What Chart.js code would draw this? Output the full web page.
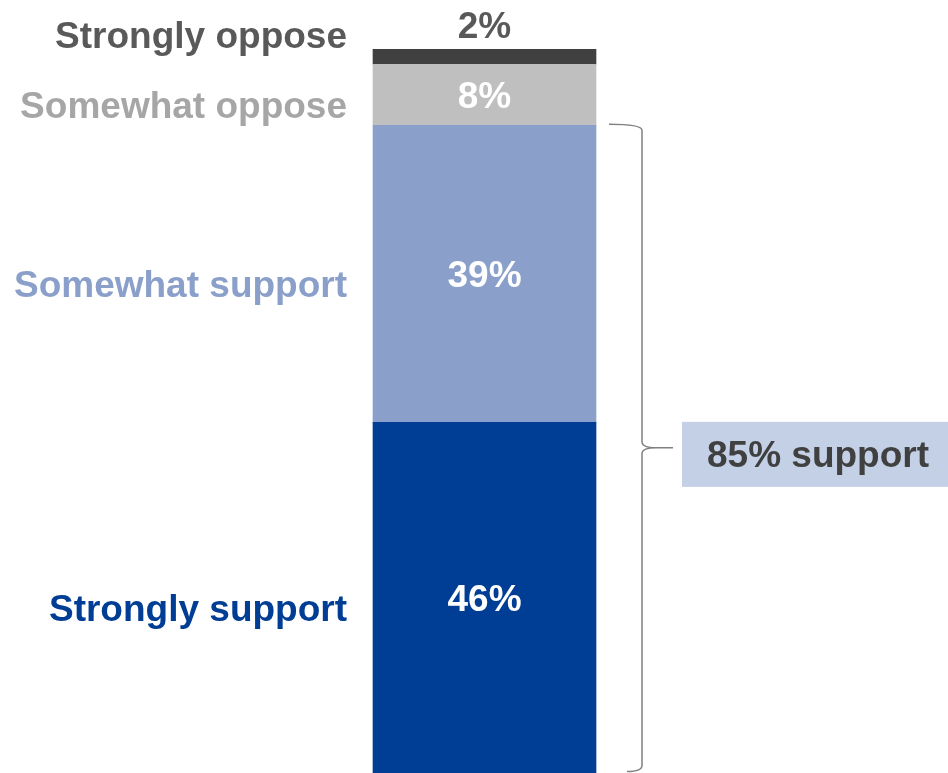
<!DOCTYPE html>
<html>
<head>
<meta charset="utf-8">
<script src="https://cdn.jsdelivr.net/npm/chart.js@4"></script>
<style>
  html, body { margin: 0; padding: 0; background: #ffffff; }
  #wrap { position: relative; width: 948px; height: 773px; }
</style>
</head>
<body>
<div id="wrap"><canvas id="c"></canvas></div>
<script>
// Survey responses, stacked bottom to top
const categories = ['Strongly support', 'Somewhat support', 'Somewhat oppose', 'Strongly oppose'];
const shares = [46, 39, 8, 2];
const valueLabels = ['46%', '39%', '8%', '2%'];
const barColors = ['#003d94', '#8aa0ca', '#bfbfbf', '#404040'];
const nameColors = ['#003d94', '#8aa0ca', '#a6a6a6', '#595959'];
const valueColors = ['#ffffff', '#ffffff', '#ffffff', '#595959'];
const supportShare = shares[0] + shares[1];
const supportLabel = supportShare + '% support';

const FONT = 'bold 37px "Liberation Sans", Arial, sans-serif';

// Draws the category names, values, and the support brace with its callout
const annotate = {
  id: 'annotate',
  afterDatasetsDraw(chart) {
    const ctx = chart.ctx;
    const y = chart.scales.y;
    ctx.save();
    ctx.font = FONT;
    ctx.textBaseline = 'alphabetic';
    const capHalf = 13; // half cap-height of the label font

    let barLeft = 0, barRight = 0, barCenter = 0;
    categories.forEach((name, i) => {
      const bar = chart.getDatasetMeta(i).data[0];
      barLeft = bar.x - bar.width / 2;
      barRight = bar.x + bar.width / 2;
      barCenter = bar.x;
      const top = bar.y, base = bar.base;
      let vy;
      if (i === categories.length - 1) {
        vy = top - 24;           // small top segment: value sits above the bar
      } else {
        vy = (top + base) / 2;
      }
      ctx.fillStyle = valueColors[i];
      ctx.textAlign = 'center';
      ctx.fillText(valueLabels[i], barCenter, vy + capHalf);

      ctx.fillStyle = nameColors[i];
      ctx.textAlign = 'right';
      ctx.fillText(name, barLeft - 26, vy + 10 + capHalf);
    });

    // Brace spanning the two support segments
    const yTop = y.getPixelForValue(supportShare) - 1;
    const yBot = y.getPixelForValue(0) - 1.5;
    const mid = (yTop + yBot) / 2;
    const x0 = barRight + 13, x1 = barRight + 46, tip = barRight + 77;
    ctx.strokeStyle = '#808080';
    ctx.lineWidth = 1.5;
    ctx.beginPath();
    ctx.moveTo(x0, yTop);
    ctx.quadraticCurveTo(x1, yTop, x1, yTop + 6);
    ctx.lineTo(x1, mid - 6);
    ctx.quadraticCurveTo(x1, mid, x1 + 14, mid);
    ctx.lineTo(tip, mid);
    ctx.moveTo(x1 + 14, mid);
    ctx.quadraticCurveTo(x1, mid, x1, mid + 6);
    ctx.lineTo(x1, yBot - 6);
    ctx.quadraticCurveTo(x1, yBot, x1 - 15, yBot);
    ctx.stroke();

    // Callout box
    const boxX = tip + 9, boxY = mid - 26, boxW = chart.width - boxX, boxH = 65;
    ctx.fillStyle = '#c4d0e5';
    ctx.fillRect(boxX, boxY, boxW, boxH);
    ctx.fillStyle = '#404040';
    ctx.textAlign = 'center';
    ctx.fillText(supportLabel, boxX + boxW / 2 + 3, boxY + boxH / 2 + capHalf);
    ctx.restore();
  }
};

new Chart(document.getElementById('c'), {
  type: 'bar',
  data: {
    labels: [''],
    datasets: categories.map((name, i) => ({
      label: name,
      data: [shares[i]],
      backgroundColor: barColors[i],
      borderWidth: 0,
      barThickness: 223
    }))
  },
  options: {
    responsive: true,
    maintainAspectRatio: false,
    animation: false,
    layout: { padding: { left: 21, right: 0, top: 49, bottom: 0 } },
    plugins: { legend: { display: false }, tooltip: { enabled: false } },
    scales: {
      x: { stacked: true, display: false },
      y: { stacked: true, display: false, min: 0, max: 95 }
    }
  },
  plugins: [annotate]
});
</script>
</body>
</html>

* _STATED PROBLEM_
Without the pictures, write out all of the material exactly.

* _WORKED ANSWER_
What Chart.js code would draw this? Output the full web page.
<!DOCTYPE html>
<html>
<head>
<meta charset="utf-8">
<script src="https://cdn.jsdelivr.net/npm/chart.js@4"></script>
<style>
  html, body { margin: 0; padding: 0; background: #ffffff; }
  #wrap { position: relative; width: 948px; height: 773px; }
</style>
</head>
<body>
<div id="wrap"><canvas id="c"></canvas></div>
<script>
// Survey responses, stacked bottom to top
const categories = ['Strongly support', 'Somewhat support', 'Somewhat oppose', 'Strongly oppose'];
const shares = [46, 39, 8, 2];
const valueLabels = ['46%', '39%', '8%', '2%'];
const barColors = ['#003d94', '#8aa0ca', '#bfbfbf', '#404040'];
const nameColors = ['#003d94', '#8aa0ca', '#a6a6a6', '#595959'];
const valueColors = ['#ffffff', '#ffffff', '#ffffff', '#595959'];
const supportShare = shares[0] + shares[1];
const supportLabel = supportShare + '% support';

const FONT = 'bold 37px "Liberation Sans", Arial, sans-serif';

// Draws the category names, values, and the support brace with its callout
const annotate = {
  id: 'annotate',
  afterDatasetsDraw(chart) {
    const ctx = chart.ctx;
    const y = chart.scales.y;
    ctx.save();
    ctx.font = FONT;
    ctx.textBaseline = 'alphabetic';
    const capHalf = 13; // half cap-height of the label font

    let barLeft = 0, barRight = 0, barCenter = 0;
    categories.forEach((name, i) => {
      const bar = chart.getDatasetMeta(i).data[0];
      barLeft = bar.x - bar.width / 2;
      barRight = bar.x + bar.width / 2;
      barCenter = bar.x;
      const top = bar.y, base = bar.base;
      let vy;
      if (i === categories.length - 1) {
        vy = top - 24;           // small top segment: value sits above the bar
      } else {
        vy = (top + base) / 2;
      }
      ctx.fillStyle = valueColors[i];
      ctx.textAlign = 'center';
      ctx.fillText(valueLabels[i], barCenter, vy + capHalf);

      ctx.fillStyle = nameColors[i];
      ctx.textAlign = 'right';
      ctx.fillText(name, barLeft - 26, vy + 10 + capHalf);
    });

    // Brace spanning the two support segments
    const yTop = y.getPixelForValue(supportShare) - 1;
    const yBot = y.getPixelForValue(0) - 1.5;
    const mid = (yTop + yBot) / 2;
    const x0 = barRight + 13, x1 = barRight + 46, tip = barRight + 77;
    ctx.strokeStyle = '#808080';
    ctx.lineWidth = 1.5;
    ctx.beginPath();
    ctx.moveTo(x0, yTop);
    ctx.quadraticCurveTo(x1, yTop, x1, yTop + 6);
    ctx.lineTo(x1, mid - 6);
    ctx.quadraticCurveTo(x1, mid, x1 + 14, mid);
    ctx.lineTo(tip, mid);
    ctx.moveTo(x1 + 14, mid);
    ctx.quadraticCurveTo(x1, mid, x1, mid + 6);
    ctx.lineTo(x1, yBot - 6);
    ctx.quadraticCurveTo(x1, yBot, x1 - 15, yBot);
    ctx.stroke();

    // Callout box
    const boxX = tip + 9, boxY = mid - 26, boxW = chart.width - boxX, boxH = 65;
    ctx.fillStyle = '#c4d0e5';
    ctx.fillRect(boxX, boxY, boxW, boxH);
    ctx.fillStyle = '#404040';
    ctx.textAlign = 'center';
    ctx.fillText(supportLabel, boxX + boxW / 2 + 3, boxY + boxH / 2 + capHalf);
    ctx.restore();
  }
};

new Chart(document.getElementById('c'), {
  type: 'bar',
  data: {
    labels: [''],
    datasets: categories.map((name, i) => ({
      label: name,
      data: [shares[i]],
      backgroundColor: barColors[i],
      borderWidth: 0,
      barThickness: 223
    }))
  },
  options: {
    responsive: true,
    maintainAspectRatio: false,
    animation: false,
    layout: { padding: { left: 21, right: 0, top: 49, bottom: 0 } },
    plugins: { legend: { display: false }, tooltip: { enabled: false } },
    scales: {
      x: { stacked: true, display: false },
      y: { stacked: true, display: false, min: 0, max: 95 }
    }
  },
  plugins: [annotate]
});
</script>
</body>
</html>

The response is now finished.